"""

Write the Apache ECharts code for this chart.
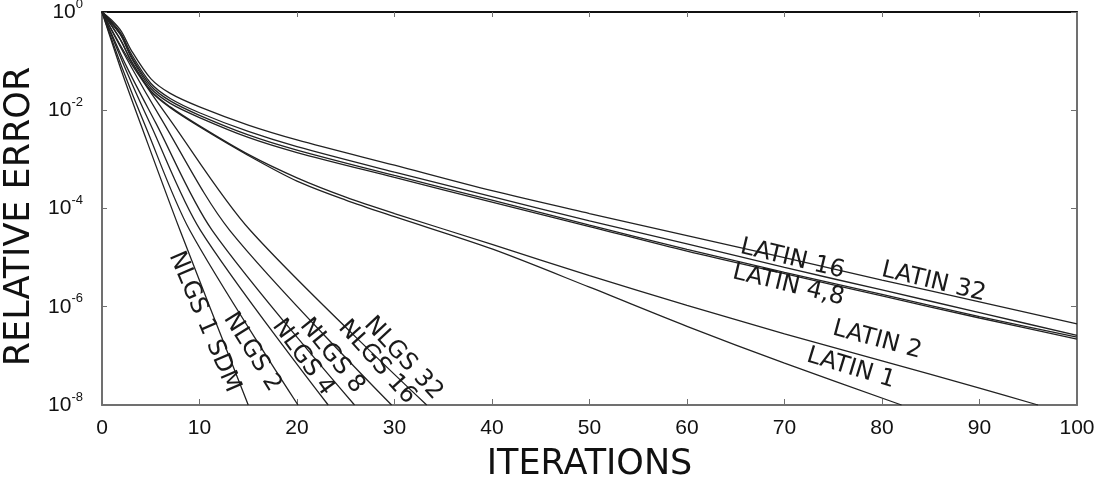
<!DOCTYPE html>
<html>
<head>
<meta charset="utf-8">
<title>Relative error vs iterations</title>
<script src="https://cdn.jsdelivr.net/npm/echarts@6/dist/echarts.min.js"></script>
<style>
  html, body { margin: 0; padding: 0; background: #fff; }
  #chart { width: 1095px; height: 484px; }
</style>
</head>
<body>
<div id="chart"></div>
<script>
// iterations sampled for the LATIN runs
const latinIter = [0, 1, 2, 3, 5, 7, 10, 15, 20, 30, 40, 50, 60, 70, 80, 90, 100]
const latin32 = [1, 0.68, 0.40, 0.166, 4.4e-2, 2.2e-2, 1.17e-2, 5.0e-3, 2.5e-3, 7.6e-4, 2.3e-4, 7.9e-5, 2.8e-5, 1.0e-5, 3.5e-6, 1.26e-6, 4.5e-7]
const latin16 = [1, 0.63, 0.355, 0.141, 3.55e-2, 1.74e-2, 8.9e-3, 3.7e-3, 1.82e-3, 5.5e-4, 1.74e-4, 5.6e-5, 1.9e-5, 6.3e-6, 2.2e-6, 7.6e-7, 2.6e-7]
const latin8 = [1, 0.60, 0.33, 0.126, 3.16e-2, 1.55e-2, 7.9e-3, 3.16e-3, 1.55e-3, 4.7e-4, 1.48e-4, 4.6e-5, 1.48e-5, 5.0e-6, 1.78e-6, 6.3e-7, 2.4e-7]
const latin4 = [1, 0.575, 0.316, 0.117, 2.8e-2, 1.38e-2, 7.1e-3, 2.8e-3, 1.38e-3, 4.3e-4, 1.35e-4, 4.3e-5, 1.35e-5, 4.7e-6, 1.66e-6, 5.9e-7, 2.2e-7]

const latin2Iter = [0, 1, 2, 3, 5, 7, 10, 15, 20, 25, 30, 40, 50, 60, 70, 80, 90, 96]
const latin2 = [1, 0.52, 0.25, 0.1, 2.5e-2, 1.17e-2, 4.8e-3, 1.26e-3, 4.2e-4, 1.7e-4, 7.9e-5, 1.86e-5, 4.3e-6, 1.07e-6, 2.8e-7, 7.9e-8, 2.2e-8, 1e-8]

const latin1Iter = [0, 1, 2, 3, 5, 7, 10, 15, 20, 25, 30, 40, 50, 60, 70, 82]
const latin1 = [1, 0.52, 0.25, 0.1, 2.45e-2, 1.12e-2, 4.6e-3, 1.2e-3, 3.6e-4, 1.48e-4, 6.8e-5, 1.5e-5, 2.5e-6, 4.0e-7, 7.1e-8, 1e-8]

// NLGS runs drop almost straight (in log) down to 1e-8
const nlgs1Iter = [0, 2, 4, 8, 15]
const nlgs1 = [1, 6.3e-2, 5.0e-3, 3.6e-5, 1e-8]
const nlgs2Iter = [0, 2, 4.5, 9, 20.1]
const nlgs2 = [1, 7.9e-2, 4.5e-3, 3.6e-5, 1e-8]
const nlgs4Iter = [0, 2.5, 5, 10.1, 23.2]
const nlgs4 = [1, 6.3e-2, 5.0e-3, 3.6e-5, 1e-8]
const nlgs8Iter = [0, 2.5, 5.5, 11.3, 25.9]
const nlgs8 = [1, 7.9e-2, 5.6e-3, 3.6e-5, 1e-8]
const nlgs16Iter = [0, 3, 6, 13.1, 29.7]
const nlgs16 = [1, 7.6e-2, 7.1e-3, 3.6e-5, 1e-8]
const nlgs32Iter = [0, 3, 7, 15.2, 33.3]
const nlgs32 = [1, 8.9e-2, 6.3e-3, 3.6e-5, 1e-8]

// curve labels: [text, iteration, error, angle]
const curveLabels = {
  latin32: [['LATIN 32', 85.3, 3.16e-6, -13.5]],
  latin16: [['LATIN 16', 70.8, 9.3e-6, -13.5]],
  latin8: [['LATIN 4,8', 70.4, 2.75e-6, -13.5]],
  latin4: [],
  latin2: [['LATIN 2', 79.5, 2.1e-7, -15]],
  latin1: [['LATIN 1', 76.8, 5.6e-8, -17]],
  nlgs1: [['NLGS 1 SDM', 10.5, 4.9e-7, -67]],
  nlgs2: [['NLGS 2', 15.4, 1.2e-7, -58]],
  nlgs4: [['NLGS 4', 20.6, 9.3e-8, -54]],
  nlgs8: [['NLGS 8', 23.6, 1.0e-7, -51]],
  nlgs16: [['NLGS 16', 28.2, 7.4e-8, -48]],
  nlgs32: [['NLGS 32', 30.9, 8.9e-8, -47]],
}

const LINE_COLOR = '#222'
const FRAME_GRAY = '#707070'
const LABEL_FONT = 'DejaVu Sans'

const pairs = (xs, ys) => xs.map((x, i) => [x, ys[i]])

const makeSeries = (key, xs, ys) => ({
  name: key,
  type: 'line',
  data: pairs(xs, ys),
  showSymbol: false,
  smooth: 0.3,
  clip: true,
  lineStyle: { color: LINE_COLOR, width: 1.3 },
  emphasis: { disabled: true },
  markPoint: {
    symbol: 'circle',
    symbolSize: 1,
    itemStyle: { color: 'rgba(0,0,0,0)' },
    data: curveLabels[key].map(([text, x, y, angle]) => ({
      coord: [x, y],
      label: {
        show: true,
        position: 'inside',
        formatter: text,
        rotate: angle,
        fontFamily: LABEL_FONT,
        fontSize: 24,
        color: '#1a1a1a',
      },
    })),
  },
})

const supLabel = (v) => {
  const e = Math.round(Math.log10(v))
  return '{b|10}{s|' + e + '}'
}

const chart = echarts.init(document.getElementById('chart'), null, { renderer: 'canvas' })

chart.setOption({
  animation: false,
  backgroundColor: '#fff',
  // fixed plot box, don't let labels/names shrink it
  grid: { left: 102, right: 18, top: 12, bottom: 79, outerBoundsMode: 'none', containLabel: false },
  xAxis: [
    {
      type: 'value',
      min: 0,
      max: 100,
      interval: 10,
      name: 'ITERATIONS',
      nameLocation: 'middle',
      nameGap: 42,
      nameTextStyle: { fontFamily: LABEL_FONT, fontSize: 35, color: '#111' },
      axisLine: { show: true, onZero: false, lineStyle: { color: FRAME_GRAY, width: 2 } },
      axisTick: { show: true, inside: true, length: 6, lineStyle: { color: FRAME_GRAY } },
      axisLabel: { fontFamily: 'Liberation Sans', fontSize: 21, color: '#111', margin: 13 },
      splitLine: { show: false },
    },
    {
      type: 'value',
      position: 'top',
      min: 0,
      max: 100,
      interval: 10,
      axisLine: { show: true, onZero: false, lineStyle: { color: '#111', width: 2 } },
      axisTick: { show: true, inside: true, length: 5, lineStyle: { color: FRAME_GRAY } },
      axisLabel: { show: false },
      splitLine: { show: false },
    },
  ],
  yAxis: [
    {
      type: 'log',
      logBase: 100,
      min: 1e-8,
      max: 1,
      name: 'RELATIVE ERROR',
      nameLocation: 'middle',
      nameGap: 56,
      nameRotate: 90,
      // extra padding on the text's end pushes it a bit lower on screen
      nameTextStyle: { fontFamily: LABEL_FONT, fontSize: 35, color: '#111', padding: [0, 16, 0, 0] },
      axisLine: { show: true, onZero: false, lineStyle: { color: FRAME_GRAY, width: 2 } },
      axisTick: { show: true, inside: true, length: 5, lineStyle: { color: FRAME_GRAY } },
      axisLabel: {
        formatter: supLabel,
        margin: 19,
        color: '#111',
        rich: {
          b: { fontFamily: 'Liberation Sans', fontSize: 21, color: '#111' },
          s: { fontFamily: 'Liberation Sans', fontSize: 13, color: '#111', padding: [0, 0, 16, 0] },
        },
      },
      splitLine: { show: false },
    },
    {
      type: 'log',
      logBase: 100,
      min: 1e-8,
      max: 1,
      position: 'right',
      axisLine: { show: true, onZero: false, lineStyle: { color: FRAME_GRAY, width: 2 } },
      axisTick: { show: true, inside: true, length: 6, lineStyle: { color: FRAME_GRAY } },
      axisLabel: { show: false },
      splitLine: { show: false },
    },
  ],
  series: [
    makeSeries('latin32', latinIter, latin32),
    makeSeries('latin16', latinIter, latin16),
    makeSeries('latin8', latinIter, latin8),
    makeSeries('latin4', latinIter, latin4),
    makeSeries('latin2', latin2Iter, latin2),
    makeSeries('latin1', latin1Iter, latin1),
    makeSeries('nlgs1', nlgs1Iter, nlgs1),
    makeSeries('nlgs2', nlgs2Iter, nlgs2),
    makeSeries('nlgs4', nlgs4Iter, nlgs4),
    makeSeries('nlgs8', nlgs8Iter, nlgs8),
    makeSeries('nlgs16', nlgs16Iter, nlgs16),
    makeSeries('nlgs32', nlgs32Iter, nlgs32),
  ],
})
</script>
</body>
</html>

"""

● **WORK TO DO**: Reproduce the material above from its first line through the line containing "4.0e-7, 7.1e-8, 1e-8]", both ends included, and skip every picture.

● **WRITTEN SOLUTION**:
Write the Apache ECharts code for this chart.
<!DOCTYPE html>
<html>
<head>
<meta charset="utf-8">
<title>Relative error vs iterations</title>
<script src="https://cdn.jsdelivr.net/npm/echarts@6/dist/echarts.min.js"></script>
<style>
  html, body { margin: 0; padding: 0; background: #fff; }
  #chart { width: 1095px; height: 484px; }
</style>
</head>
<body>
<div id="chart"></div>
<script>
// iterations sampled for the LATIN runs
const latinIter = [0, 1, 2, 3, 5, 7, 10, 15, 20, 30, 40, 50, 60, 70, 80, 90, 100]
const latin32 = [1, 0.68, 0.40, 0.166, 4.4e-2, 2.2e-2, 1.17e-2, 5.0e-3, 2.5e-3, 7.6e-4, 2.3e-4, 7.9e-5, 2.8e-5, 1.0e-5, 3.5e-6, 1.26e-6, 4.5e-7]
const latin16 = [1, 0.63, 0.355, 0.141, 3.55e-2, 1.74e-2, 8.9e-3, 3.7e-3, 1.82e-3, 5.5e-4, 1.74e-4, 5.6e-5, 1.9e-5, 6.3e-6, 2.2e-6, 7.6e-7, 2.6e-7]
const latin8 = [1, 0.60, 0.33, 0.126, 3.16e-2, 1.55e-2, 7.9e-3, 3.16e-3, 1.55e-3, 4.7e-4, 1.48e-4, 4.6e-5, 1.48e-5, 5.0e-6, 1.78e-6, 6.3e-7, 2.4e-7]
const latin4 = [1, 0.575, 0.316, 0.117, 2.8e-2, 1.38e-2, 7.1e-3, 2.8e-3, 1.38e-3, 4.3e-4, 1.35e-4, 4.3e-5, 1.35e-5, 4.7e-6, 1.66e-6, 5.9e-7, 2.2e-7]

const latin2Iter = [0, 1, 2, 3, 5, 7, 10, 15, 20, 25, 30, 40, 50, 60, 70, 80, 90, 96]
const latin2 = [1, 0.52, 0.25, 0.1, 2.5e-2, 1.17e-2, 4.8e-3, 1.26e-3, 4.2e-4, 1.7e-4, 7.9e-5, 1.86e-5, 4.3e-6, 1.07e-6, 2.8e-7, 7.9e-8, 2.2e-8, 1e-8]

const latin1Iter = [0, 1, 2, 3, 5, 7, 10, 15, 20, 25, 30, 40, 50, 60, 70, 82]
const latin1 = [1, 0.52, 0.25, 0.1, 2.45e-2, 1.12e-2, 4.6e-3, 1.2e-3, 3.6e-4, 1.48e-4, 6.8e-5, 1.5e-5, 2.5e-6, 4.0e-7, 7.1e-8, 1e-8]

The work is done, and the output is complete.